I made pie crust, puff pastry, and brioche dough from the recipes I got from the October baking class Michael and I took.  I planned to use it all or Thanksgiving.  I used some of the pie pastry to make pumpkin pies, but didn't get the rest made up.  So, with all of the leftover cooked turkey, I decided to try my hand at making pot pies with puff pastry crust. 
You know, it's easy to make them if you've already got puff pastry made.  I checked out an Ina Garten recipe and made adjustments for my ingredients.  My son and husband approved.

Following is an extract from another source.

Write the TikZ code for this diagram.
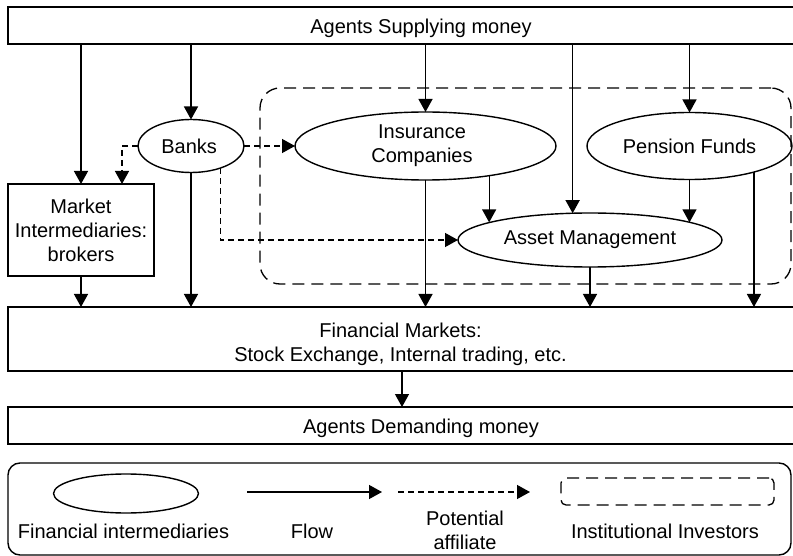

Sunday rolled around and it was time to face that partial turkey I still had in the fridge.  With a little help from Ina Garten, I managed to debone the thing.  Then I made up a stuffing recipe like my mother's and grandmother's (foregoing the one Ina had with sausage), spread it across my butterflied turkey (sans legs and wings), rolled it all up, and roasted it in the oven.  It is a lot faster than cooking a whole, stuffed bird.  Were it not for Len's (and Michael's) insistence on a traditional bird, I'd probably do it for Thanksgiving itself next year.  It was very moist and cooked in about two hours.  Then all you have to do is slice it.

I wound up with another eleven people for dinner on Sunday night, and the rolled bird (below) easily fed everyone.  It was also an excellent way to get rid of my leftover side dishes from Thanksgiving and I got to use the Lenox Holiday Christmas china for the first time this year.